Knack was referring to a Nov. 20 public meeting NASA held in Simi Valley to get feedback on the study when longtime activist Dan Hirsch attempted to display a slideshow during public comment but was blocked by NASA representatives and asked to leave by police. Hirsch is president of the nonprofit nuclear policy organization Committee to Bridge the Gap.

“(Federal) laws don’t allow the polluter to propose alternatives to the legally binding (agreement),” Knack said. “They’re allowed to propose methods of how to achieve those goals, but they don’t get to decide how much.”

Michael Rincon, a Thousand Oaks resident and policy researcher for Physicians for Social Responsibility-Los Angeles, said there’s no reason any alternatives except complete cleanup should even be considered.

NASA’s claims that large volumes of soil need to be excavated in order to remove contamination are untrue and a “scare tactic that created a false impression of ‘moonscaping,’” Rincon said.

“Soil removal is like removing a cancerous tumor—you only need to cut out the . . . area affected (and not) more than you need,” he said.

Parks said the 2010 agreement and alternatives clearly show a tremendous difference in the level of remediation, which makes a huge difference in the use of the land in the future, as well as an impact on people living near the site.

“(The agencies responsible for cleanup) have delayed decades . . . and now they’re trying to get the least amount of cleanup because they want to save money,” Parks said. “What this (2010 agreement) will do is that it will clean it up so it’s like before it was contaminated.”

Simi Valley City Councilmember Ruth Luevanos also expressed her support for a full cleanup and urged the board to call on all responsible parties to keep their promises.

“We are tired of people pointing fingers without ever taking responsibility for their actions,” Luevanos said in her letter to the supervisors.

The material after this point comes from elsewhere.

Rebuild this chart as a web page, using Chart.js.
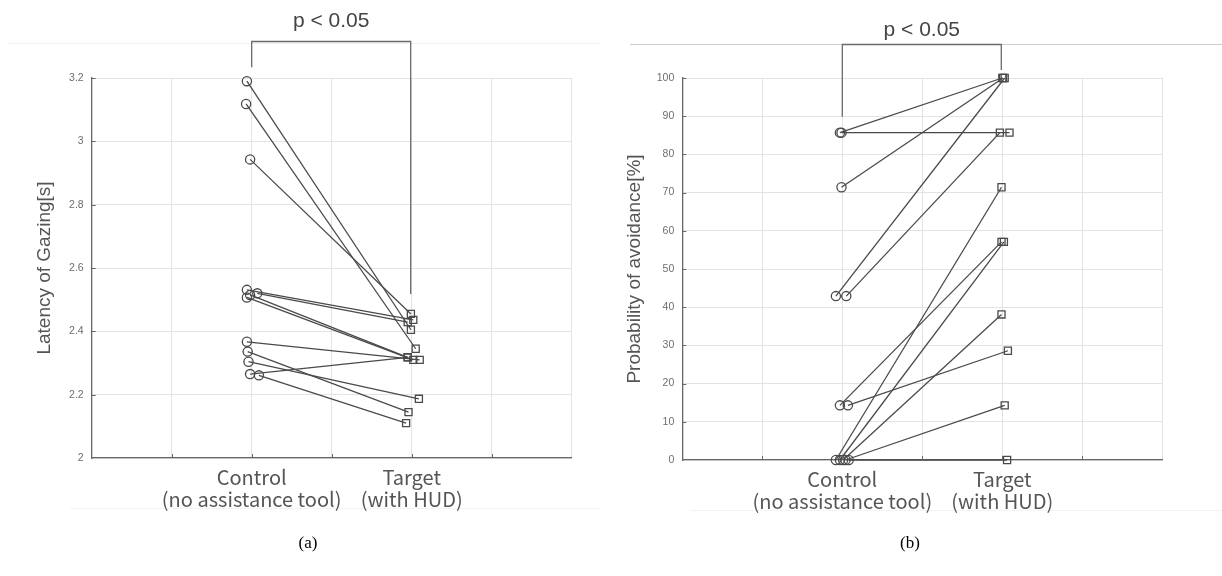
<!DOCTYPE html>
<html><head><meta charset="utf-8">
<script src="https://cdn.jsdelivr.net/npm/chart.js@4.4.1/dist/chart.umd.min.js"></script>
<style>
body{margin:0;width:1222px;height:576px;background:#fff;position:relative;overflow:hidden;font-family:"Liberation Sans",Arial,sans-serif}
.wrap{position:absolute;top:0;width:611px;height:576px}
.rule{position:absolute;height:1px}
.cap{position:absolute;top:533px;font-family:"Liberation Serif","Times New Roman",serif;font-size:17px;color:#000;transform:translateX(-50%)}
</style></head><body>
<div class="rule" style="left:8px;width:592px;top:43px;background:#f1f1f1"></div>
<div class="rule" style="left:630px;width:592px;top:44px;background:#cfcfcf"></div>
<div class="rule" style="left:70px;width:530px;top:508px;background:#f3f3f3"></div>
<div class="rule" style="left:690px;width:532px;top:510px;background:#f3f3f3"></div>
<div class="wrap" style="left:0"><canvas id="ca" width="611" height="576"></canvas></div>
<div class="wrap" style="left:611px"><canvas id="cb" width="611" height="576"></canvas></div>
<div class="cap" style="left:308px">(a)</div>
<div class="cap" style="left:910px">(b)</div>
<script>
// ---- data ----
const categoryLabels = [["Control", "(no assistance tool)"], ["Target", "(with HUD)"]];
const categoryPositions = [2, 4];

// (a) Latency of Gazing [s], one entry per participant
const latencyControlX = [1.94, 1.93, 1.98, 1.94, 2.07, 1.98, 1.94, 1.94, 1.95, 1.96, 1.98, 2.09];
const latencyControl  = [3.19, 3.118, 2.943, 2.531, 2.520, 2.515, 2.507, 2.367, 2.336, 2.304, 2.265, 2.261];
const latencyTargetX  = [3.99, 4.05, 3.99, 4.02, 3.95, 3.95, 4.02, 4.10, 3.96, 4.09, 3.95, 3.93];
const latencyTarget   = [2.405, 2.345, 2.455, 2.436, 2.429, 2.318, 2.310, 2.310, 2.145, 2.187, 2.318, 2.110];
const latencyTicks = [2, 2.2, 2.4, 2.6, 2.8, 3, 3.2];

// (b) Probability of avoidance [%]
const avoidControlX = [1.97, 1.99, 1.99, 1.92, 2.05, 1.97, 2.07, 1.92, 1.97, 2.01, 2.04, 2.08];
const avoidControl  = [85.7, 85.7, 71.4, 42.9, 42.9, 14.3, 14.3, 0, 0, 0, 0, 0];
const avoidTargetX  = [4.00, 4.09, 4.01, 4.03, 3.97, 3.99, 4.07, 3.99, 4.02, 3.99, 4.03, 4.06];
const avoidTarget   = [100, 85.7, 100, 100, 85.7, 57.1, 28.6, 71.4, 57.1, 38.1, 14.3, 0];
const avoidTicks = [0, 10, 20, 30, 40, 50, 60, 70, 80, 90, 100];

const sigText = "p < 0.05";

// ---- drawing ----
const INK = '#4a4a4a';

function buildDatasets(cx, cy, tx, ty) {
  return cy.map((v, i) => ({
    data: [{x: cx[i], y: v}, {x: tx[i], y: ty[i]}],
    showLine: true,
    borderColor: INK,
    borderWidth: 1.3,
    pointStyle: ['circle', 'rect'],
    pointRadius: [4.6, 5],
    pointBorderWidth: 1.3,
    pointBorderColor: INK,
    pointBackgroundColor: 'rgba(255,255,255,0)',
    tension: 0,
    clip: false
  }));
}

const sigPlugin = {
  id: 'sig',
  afterDraw(chart, args, o) {
    const ctx = chart.ctx, xs = chart.scales.x, ys = chart.scales.y, ca = chart.chartArea;
    ctx.save();
    // small inward tick marks (MATLAB style)
    ctx.strokeStyle = '#666'; ctx.lineWidth = 1;
    xs.ticks.forEach(t => {
      if (t.value <= xs.min || t.value >= xs.max) return;
      const px = Math.round(xs.getPixelForValue(t.value)) + 0.5;
      ctx.beginPath(); ctx.moveTo(px, ca.bottom); ctx.lineTo(px, ca.bottom - 4); ctx.stroke();
    });
    ys.ticks.forEach(t => {
      if (t.value <= ys.min) return;
      const py = Math.round(ys.getPixelForValue(t.value)) + 0.5;
      ctx.beginPath(); ctx.moveTo(ca.left, py); ctx.lineTo(ca.left + 4, py); ctx.stroke();
    });
    // significance bracket
    const x1 = xs.getPixelForValue(o.from), x2 = xs.getPixelForValue(o.to) - 1;
    const yTop = o.top;
    const yL = ys.getPixelForValue(o.leftRef) - o.leftGap;
    const yR = ys.getPixelForValue(o.rightRef) - o.rightGap;
    ctx.strokeStyle = '#6a6a6a'; ctx.lineWidth = 1.3;
    ctx.beginPath();
    ctx.moveTo(x1, yL); ctx.lineTo(x1, yTop); ctx.lineTo(x2, yTop); ctx.lineTo(x2, yR);
    ctx.stroke();
    ctx.fillStyle = '#444';
    ctx.font = '21px "Liberation Sans", Arial, sans-serif';
    ctx.textAlign = 'center'; ctx.textBaseline = 'middle';
    ctx.fillText(sigText, (x1 + x2) / 2, o.textY);
    ctx.restore();
  }
};

function makeChart(id, cfg) {
  return new Chart(document.getElementById(id), {
    type: 'scatter',
    data: {datasets: buildDatasets(cfg.cx, cfg.cy, cfg.tx, cfg.ty)},
    plugins: [sigPlugin],
    options: {
      responsive: false,
      animation: false,
      events: [],
      layout: {padding: {left: 0, top: 78, right: cfg.padRight, bottom: cfg.padBottom}},
      plugins: {
        legend: {display: false},
        tooltip: {enabled: false},
        sig: cfg.sig
      },
      scales: {
        x: {
          type: 'linear', min: 0, max: 6,
          afterBuildTicks(s) { s.ticks = [0, 1, 2, 3, 4, 5, 6].map(v => ({value: v})); },
          afterFit(s) { s.height = 60; },
          ticks: {
            autoSkip: false, maxRotation: 0, padding: 8,
            color: '#555',
            font: {family: '"Noto Sans CJK JP", "Noto Sans", sans-serif', size: 20, lineHeight: 1.1},
            callback(v) {
              const i = categoryPositions.indexOf(v);
              return i >= 0 ? categoryLabels[i] : '';
            }
          },
          grid: {color: '#e3e3e3', lineWidth: 1, drawTicks: false},
          border: {color: '#666', width: 1.3}
        },
        y: {
          type: 'linear', min: cfg.yTicks[0], max: cfg.yTicks[cfg.yTicks.length - 1],
          afterBuildTicks(s) { s.ticks = cfg.yTicks.map(v => ({value: v})); },
          afterFit(s) { s.width = cfg.axisLeft; },
          title: {
            display: true, text: cfg.title, color: '#555',
            font: {family: '"Liberation Sans", Arial, sans-serif', size: 19},
            padding: {top: cfg.titleOuter, bottom: 0}
          },
          ticks: {
            padding: 8, color: '#6e6e6e',
            font: {family: '"Liberation Sans", Arial, sans-serif', size: 10.5},
            callback(v) { return String(+v.toFixed(2)); }
          },
          grid: {color: '#e3e3e3', lineWidth: 1, drawTicks: false},
          border: {color: '#666', width: 1.3}
        }
      }
    }
  });
}

makeChart('ca', {
  cx: latencyControlX, cy: latencyControl, tx: latencyTargetX, ty: latencyTarget,
  yTicks: latencyTicks, title: 'Latency of Gazing[s]', titleOuter: 33,
  axisLeft: 91.7, padRight: 39.3, padBottom: 576 - 458 - 60,
  sig: {from: 2, to: 4, top: 41.5, textY: 21,
        leftRef: Math.max(...latencyControl), leftGap: 14,
        rightRef: Math.max(...latencyTarget), rightGap: 20}
});

makeChart('cb', {
  cx: avoidControlX, cy: avoidControl, tx: avoidTargetX, ty: avoidTarget,
  yTicks: avoidTicks, title: 'Probability of avoidance[%]', titleOuter: 12,
  axisLeft: 71.3, padRight: 59.7, padBottom: 576 - 460 - 60,
  sig: {from: 2, to: 4, top: 44.5, textY: 30,
        leftRef: Math.max(...avoidControl), leftGap: 16,
        rightRef: Math.max(...avoidTarget), rightGap: 8}
});
</script>
</body></html>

“It is time for the Department of Energy, the California Department of Toxic Substances Control, Boeing and NASA to do the right thing and finally clean up the mess they made over 45 years ago.”

Site remediation was supposed to be finished in 2017 but has since been pushed back to 2034.

Also on Dec. 17, the Los Angeles County Board of Supervisors unanimously approved a letter urging NASA to abide by the 2010 agreement.